A bill that would protect children from faith healing parents has been killed by Republican lawmakers in Idaho.
According to reports, Republican lawmakers will not allow legislation that would protect children by changing Idaho’s faith-healing exemption to be introduced during this year’s legislative session.
Earlier this year, Rep. John Gannon, a Democrat from Boise, submitted a bill that would remove the exemption in the child injury law for faith-healing parents in cases where there is an imminent risk to their child of permanent physical harm or death.
Previously Senate Health and Welfare Chairman Lee Heider, a Republican from Twin Falls, said he would allow a hearing on modifying the law. However, he now claims it is too late in the legislative session to introduce the much needed legislation.

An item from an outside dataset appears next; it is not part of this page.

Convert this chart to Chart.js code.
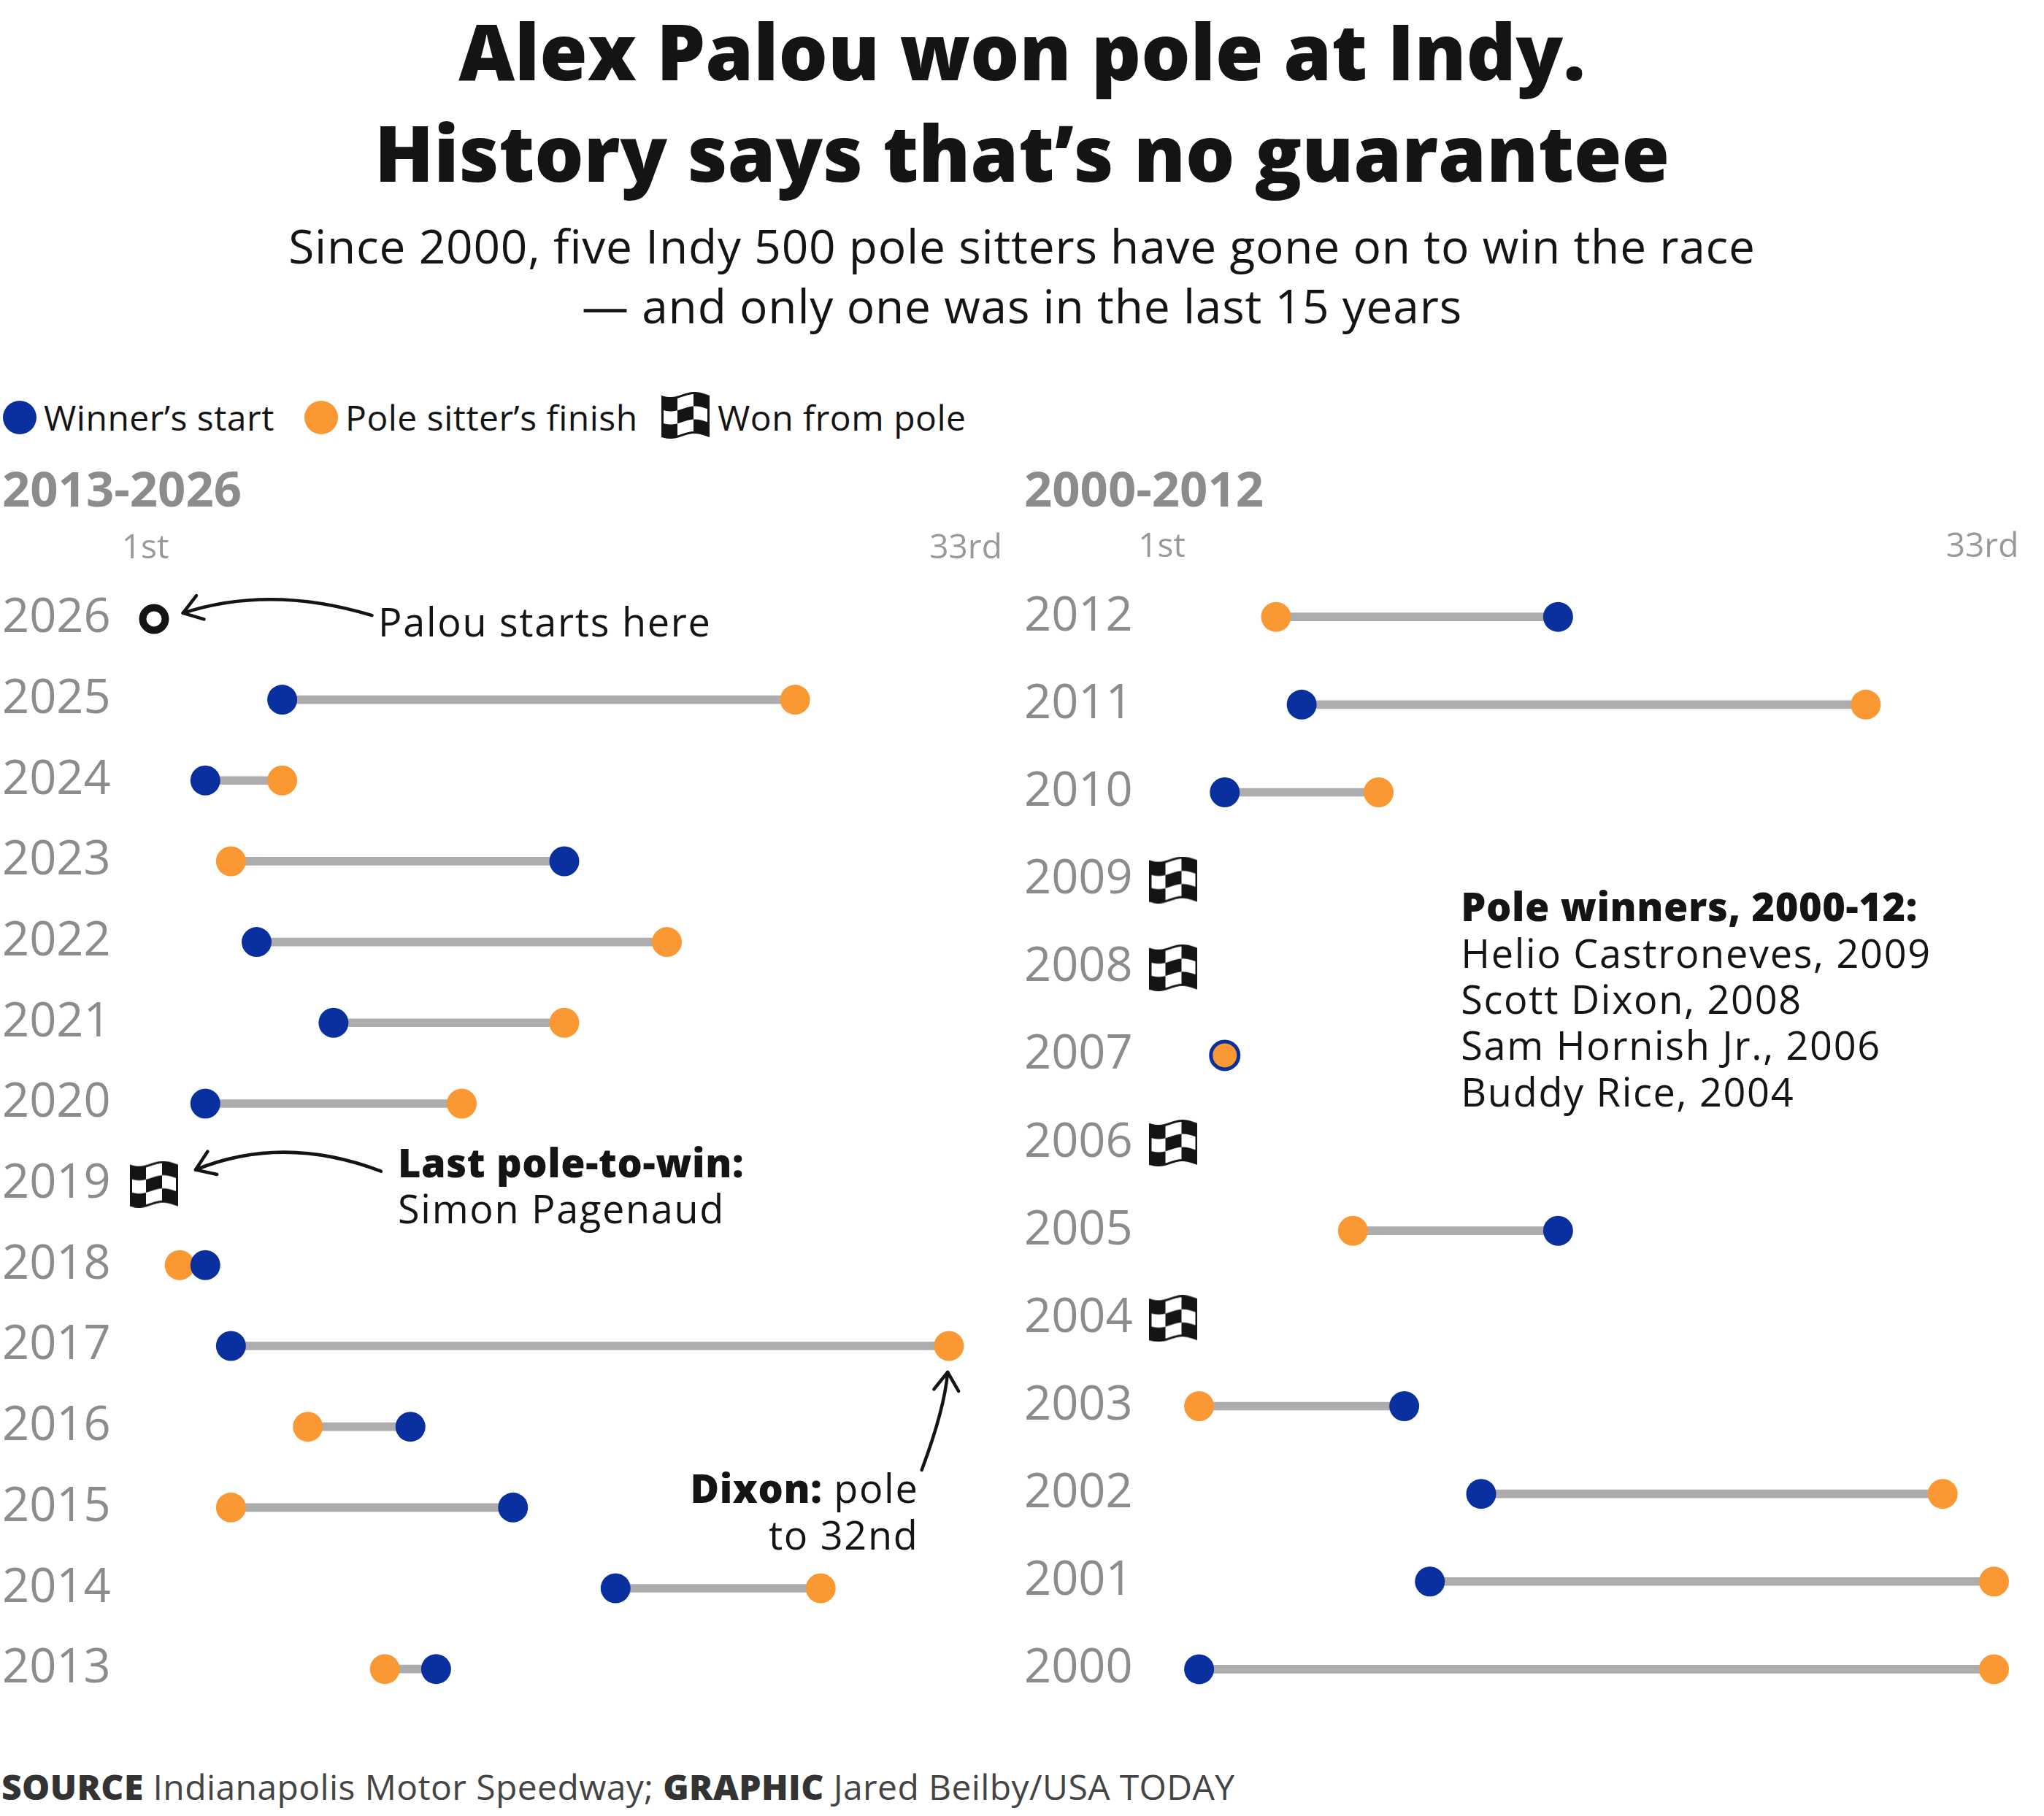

Perhaps more telling, Rep. Heider says he’s not likely to support the change in state law that would protect children from faith healing parents because he believes such a change would prosecute parents for exercising their religious beliefs.
Currently a religious shield law protects parents who claim to be acting out of religious faith, so when a child dies in Idaho due to lack of medical care, faith healing parents are not held accountable.
Idaho statute 18-1501 protects practitioners of faith healing. It reads:
The practice of a parent or guardian who chooses for his child treatment by prayer or spiritual means alone shall not for that reason alone be construed to have violated the duty of care to such child.
In effect, the law allows parents to martyr their children for their faith, choosing prayer over modern medicine without fear of legal consequence.
Defending the status quo, Heider, who describes himself as “pro-life,” said:
I’m a First Amendment guy, and I believe in the First Amendment, which gives people freedom of religion.
Earlier this year Heider said:
I believe the law is pretty straightforward. We would encourage them to seek medical care. But we don’t force people to seek medical care and whether it’s because they can’t afford it or in this case because of their heartfelt religious belief we simply don’t do that.
In other words, the “pro-life” Republican believes parents have the right to kill their children with prayer.
Idaho Republicans like Heider are protecting Christian extremists like the Followers of Christ Church, a notorious collection of small and secretive Christian fundamentalist congregations that make a habit of watching their children die rather than seek medical attention. The church teaches that modern medicine should be shunned in favor of prayer, and the consequences of church doctrine have been tragic: the preventable deaths of many innocent children.
The church preaches faith-healing and rejects modern medicine in favor of prayer and other spiritual practices such as anointing the sick with oil. The church is notorious for allowing sick children to suffer and even die rather than seeking medical attention.
Previously Idaho Rep. Christy Perry (R) claimed faith-healing parents have a First Amendment right to deny medical care to their children on religious grounds, arguing that they are perhaps more comfortable confronting the death of their children.
Children do die. I’m not trying to sound callous, but (reformers) want to act as if death is an anomaly. But it’s not — it’s a way of life.
Apparently trying to justify the hideous act of allowing a child to die due to lack of medical attention, Perry added:
They are comforted by the fact that they know their child is in heaven. If I want to let my child be with God, why is that wrong?
Perry’s words are perverse and despicable. To allow a child to die so as to be with an imaginary god is beyond abuse, it is madness.
Child advocate Marci A. Hamilton sums up the dismal situation for children in Idaho:
Idaho has become a destination for believers who use faith only to treat illness and whose children, therefore, die in stunningly large numbers from easily treatable illnesses. The state’s religious exemption for medical neglect and its extreme religious liberty statute make Idaho a haven for parents who would martyr their children for their faith. This is not what the Framers intended or what the First Amendment requires. The blood of these children is on the hands of the state legislators who continue to fail to make Idaho a safe haven for its children because of irrational deference to parents and faith.
Bottom line: Idaho Republicans fail to protect children from faith healing parents, and fail to punish negligent parents who choose to substitute prayer for medical treatment. By failing to act, Idaho Republicans put children at risk.